Coalition catalogues Taliban atrocities
Friday November 23, 2001
The Guardian (UK)
Downing Street and the White House yesterday attempted to bolster public support for the next stage of the war in Afghanistan, publishing a list of 22 "examples of Taliban and al-Qaida atrocities". With the former Afghan regime preparing for a last stand at Kandahar, the coalition information centre (CIC) has gone on the offensive. The catalogue of massacres, rapes and mutilations is aimed at stiffening resolve in the west for what may be the costly task of defeating Mullah Omar and Osama bin Laden.
"Al-Qaida and the Taliban told us at their press conference that it is time to 'forget' their murder of thousands of innocent people from more than 80 countries on September 11," the five-page document declares. "As president Bush has said: 'We will never forget all the innocent people killed by the hatred of a few'. Presumably al-Qaida and the Taliban would like the world to forget about their atrocities against the innocent."

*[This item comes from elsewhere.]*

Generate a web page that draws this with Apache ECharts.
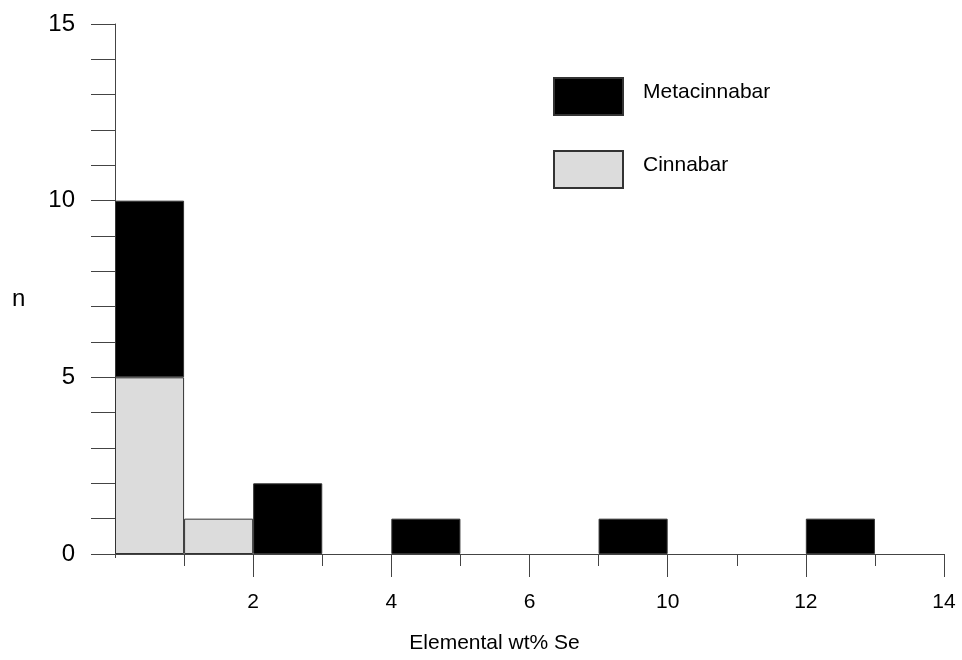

The document was drawn up by the CIC - a transatlantic cooperation involving press offices in Whitehall and Washington - to counter anti-western propaganda.
Downing Street's contributions are sourced from British newspapers and television stations, some American extracts are from the US state department and the department of defence, and others are from Human Rights Watch.
Among cases reported in the document are:
· The "castration" of the former Afghan president, Najibullah in 1996. The Taliban "dragged his body behind a jeep for several rounds of the palace and then shot him dead".
· The 1998 massacre of 600 Uzbeks in the province of Faryab. "Western aid workers... said civilians were dragged from their homes, lined up and shot."
· After the capture of Mazar-i-Sharif in 1998 the Taliban indulged in the "frenzied killing of shop owners, cart pullers, women and children shoppers". Women and girls were raped, and 2,000-5,000 civilians, mainly ethnic Hazaras, were massacred.
· The public execution in Yakaolang of at least 170 civilians, mainly from humanitarian organisations. "According to Amnesty International, eyewitnesses reported the deliberate killing of dozens of civilians hiding in a mosque."
Other reports include accounts from refugees and human rights groups of the beating of infants, killing of children and hanging of bodies from lampposts.
The report does not mention the actions of other Afghan factions during the 20-year civil war.